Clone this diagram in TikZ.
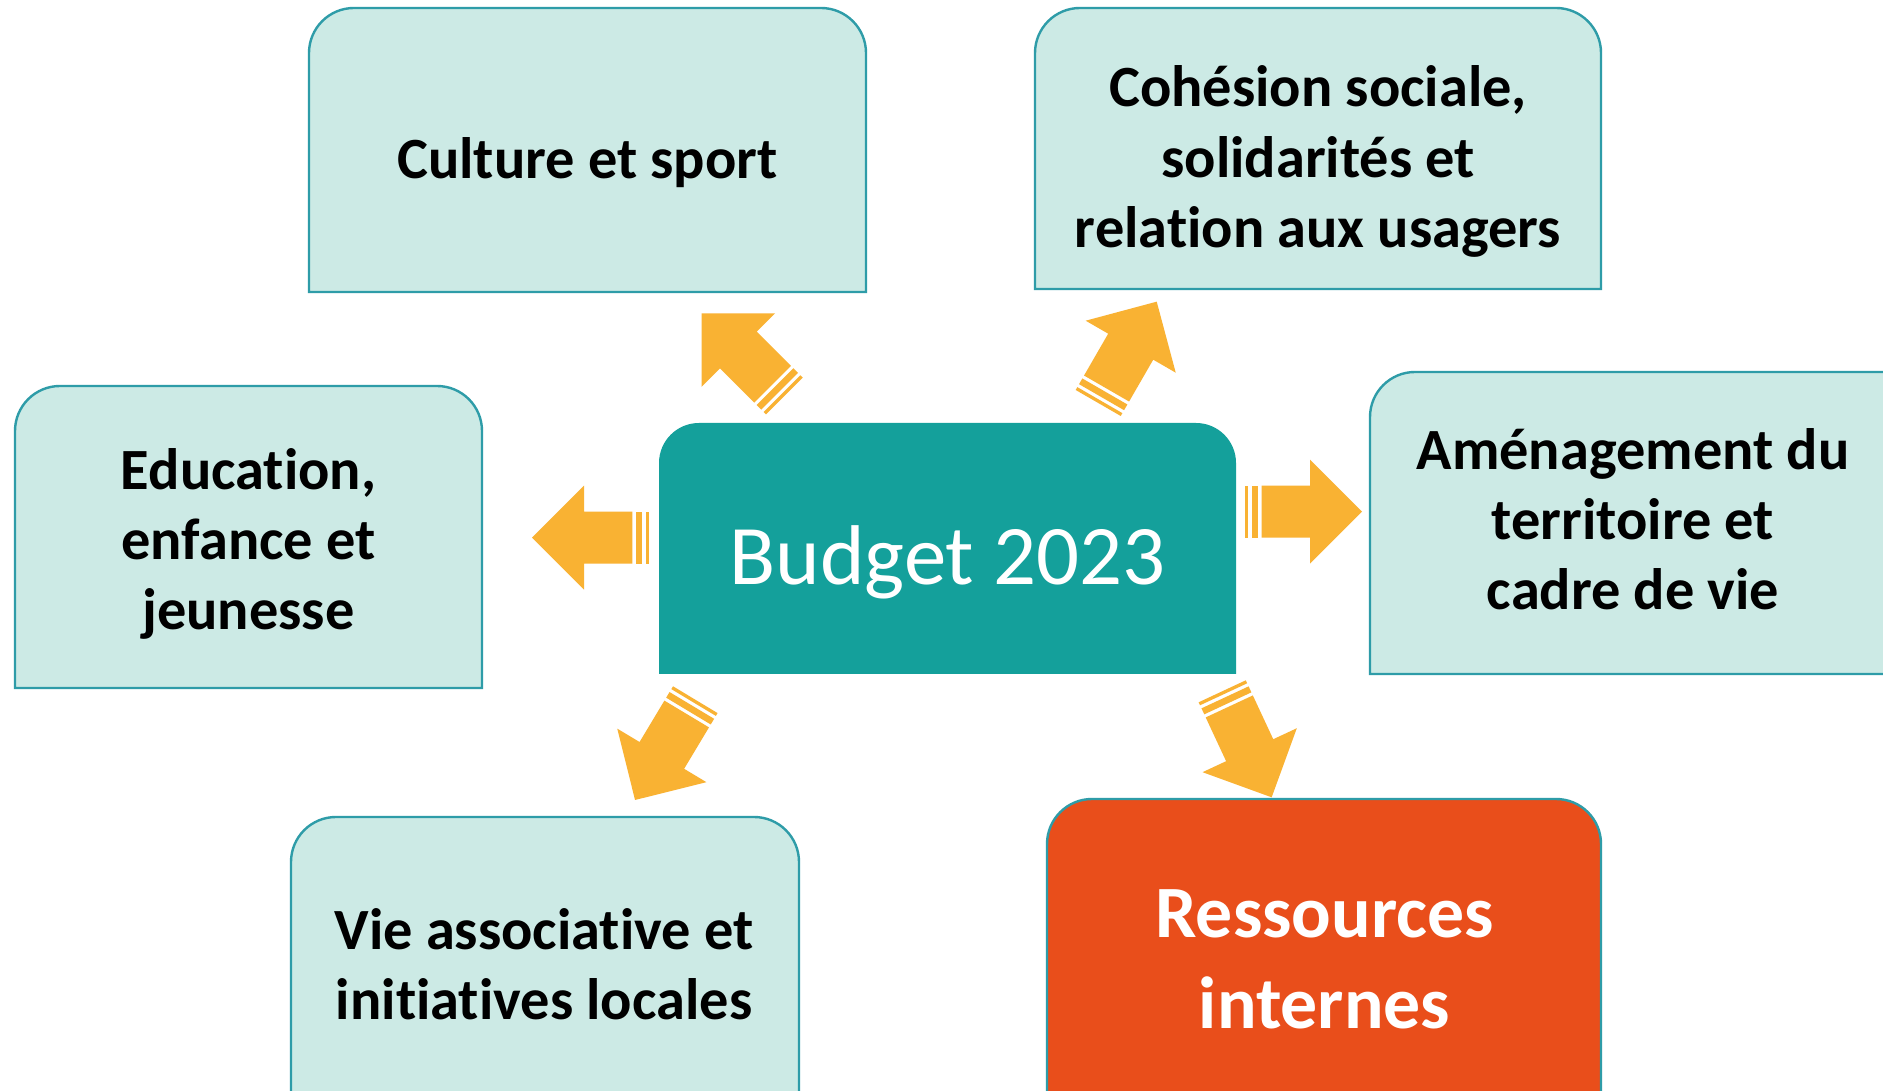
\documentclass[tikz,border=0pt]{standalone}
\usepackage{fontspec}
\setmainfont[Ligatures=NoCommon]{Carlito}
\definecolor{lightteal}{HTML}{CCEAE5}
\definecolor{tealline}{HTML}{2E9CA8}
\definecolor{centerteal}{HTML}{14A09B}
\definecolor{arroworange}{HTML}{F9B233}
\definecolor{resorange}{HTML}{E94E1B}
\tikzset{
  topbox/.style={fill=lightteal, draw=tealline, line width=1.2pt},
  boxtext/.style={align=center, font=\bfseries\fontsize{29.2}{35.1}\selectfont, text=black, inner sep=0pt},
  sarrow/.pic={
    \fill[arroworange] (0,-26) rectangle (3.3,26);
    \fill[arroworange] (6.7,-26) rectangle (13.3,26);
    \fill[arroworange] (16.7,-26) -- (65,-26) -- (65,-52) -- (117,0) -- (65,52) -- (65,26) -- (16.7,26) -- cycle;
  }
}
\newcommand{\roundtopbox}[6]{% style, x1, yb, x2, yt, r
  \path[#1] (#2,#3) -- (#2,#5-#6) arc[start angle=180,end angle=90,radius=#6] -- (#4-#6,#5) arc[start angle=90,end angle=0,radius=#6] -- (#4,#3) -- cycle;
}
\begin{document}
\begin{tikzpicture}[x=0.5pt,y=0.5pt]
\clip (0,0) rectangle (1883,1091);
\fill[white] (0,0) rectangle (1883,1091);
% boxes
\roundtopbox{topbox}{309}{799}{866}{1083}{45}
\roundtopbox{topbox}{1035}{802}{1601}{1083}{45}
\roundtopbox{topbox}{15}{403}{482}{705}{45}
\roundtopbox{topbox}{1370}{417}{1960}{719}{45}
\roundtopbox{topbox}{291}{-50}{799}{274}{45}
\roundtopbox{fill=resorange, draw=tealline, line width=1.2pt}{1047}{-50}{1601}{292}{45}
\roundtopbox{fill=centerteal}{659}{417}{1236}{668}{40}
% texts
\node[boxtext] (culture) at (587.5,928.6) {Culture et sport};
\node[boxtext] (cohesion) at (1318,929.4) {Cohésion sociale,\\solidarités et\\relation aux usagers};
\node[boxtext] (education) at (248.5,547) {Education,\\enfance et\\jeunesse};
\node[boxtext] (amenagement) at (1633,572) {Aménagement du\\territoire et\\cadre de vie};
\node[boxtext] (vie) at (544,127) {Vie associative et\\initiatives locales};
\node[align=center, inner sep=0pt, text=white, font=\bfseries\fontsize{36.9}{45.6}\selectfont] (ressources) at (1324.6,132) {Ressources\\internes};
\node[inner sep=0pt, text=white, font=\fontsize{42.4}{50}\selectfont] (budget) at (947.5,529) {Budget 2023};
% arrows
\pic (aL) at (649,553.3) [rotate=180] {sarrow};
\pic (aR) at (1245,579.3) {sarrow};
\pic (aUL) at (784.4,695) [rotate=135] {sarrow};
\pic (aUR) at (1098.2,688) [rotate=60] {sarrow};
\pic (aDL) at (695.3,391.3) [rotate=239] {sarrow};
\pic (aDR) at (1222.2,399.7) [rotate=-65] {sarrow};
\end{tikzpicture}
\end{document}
****
Copy each line above precisely, dropping the pictures.

Clone this diagram in TikZ.
\documentclass[tikz,border=0pt]{standalone}
\usepackage{fontspec}
\setmainfont[Ligatures=NoCommon]{Carlito}
\definecolor{lightteal}{HTML}{CCEAE5}
\definecolor{tealline}{HTML}{2E9CA8}
\definecolor{centerteal}{HTML}{14A09B}
\definecolor{arroworange}{HTML}{F9B233}
\definecolor{resorange}{HTML}{E94E1B}
\tikzset{
  topbox/.style={fill=lightteal, draw=tealline, line width=1.2pt},
  boxtext/.style={align=center, font=\bfseries\fontsize{29.2}{35.1}\selectfont, text=black, inner sep=0pt},
  sarrow/.pic={
    \fill[arroworange] (0,-26) rectangle (3.3,26);
    \fill[arroworange] (6.7,-26) rectangle (13.3,26);
    \fill[arroworange] (16.7,-26) -- (65,-26) -- (65,-52) -- (117,0) -- (65,52) -- (65,26) -- (16.7,26) -- cycle;
  }
}
\newcommand{\roundtopbox}[6]{% style, x1, yb, x2, yt, r
  \path[#1] (#2,#3) -- (#2,#5-#6) arc[start angle=180,end angle=90,radius=#6] -- (#4-#6,#5) arc[start angle=90,end angle=0,radius=#6] -- (#4,#3) -- cycle;
}
\begin{document}
\begin{tikzpicture}[x=0.5pt,y=0.5pt]
\clip (0,0) rectangle (1883,1091);
\fill[white] (0,0) rectangle (1883,1091);
% boxes
\roundtopbox{topbox}{309}{799}{866}{1083}{45}
\roundtopbox{topbox}{1035}{802}{1601}{1083}{45}
\roundtopbox{topbox}{15}{403}{482}{705}{45}
\roundtopbox{topbox}{1370}{417}{1960}{719}{45}
\roundtopbox{topbox}{291}{-50}{799}{274}{45}
\roundtopbox{fill=resorange, draw=tealline, line width=1.2pt}{1047}{-50}{1601}{292}{45}
\roundtopbox{fill=centerteal}{659}{417}{1236}{668}{40}
% texts
\node[boxtext] (culture) at (587.5,928.6) {Culture et sport};
\node[boxtext] (cohesion) at (1318,929.4) {Cohésion sociale,\\solidarités et\\relation aux usagers};
\node[boxtext] (education) at (248.5,547) {Education,\\enfance et\\jeunesse};
\node[boxtext] (amenagement) at (1633,572) {Aménagement du\\territoire et\\cadre de vie};
\node[boxtext] (vie) at (544,127) {Vie associative et\\initiatives locales};
\node[align=center, inner sep=0pt, text=white, font=\bfseries\fontsize{36.9}{45.6}\selectfont] (ressources) at (1324.6,132) {Ressources\\internes};
\node[inner sep=0pt, text=white, font=\fontsize{42.4}{50}\selectfont] (budget) at (947.5,529) {Budget 2023};
% arrows
\pic (aL) at (649,553.3) [rotate=180] {sarrow};
\pic (aR) at (1245,579.3) {sarrow};
\pic (aUL) at (784.4,695) [rotate=135] {sarrow};
\pic (aUR) at (1098.2,688) [rotate=60] {sarrow};
\pic (aDL) at (695.3,391.3) [rotate=239] {sarrow};
\pic (aDR) at (1222.2,399.7) [rotate=-65] {sarrow};
\end{tikzpicture}
\end{document}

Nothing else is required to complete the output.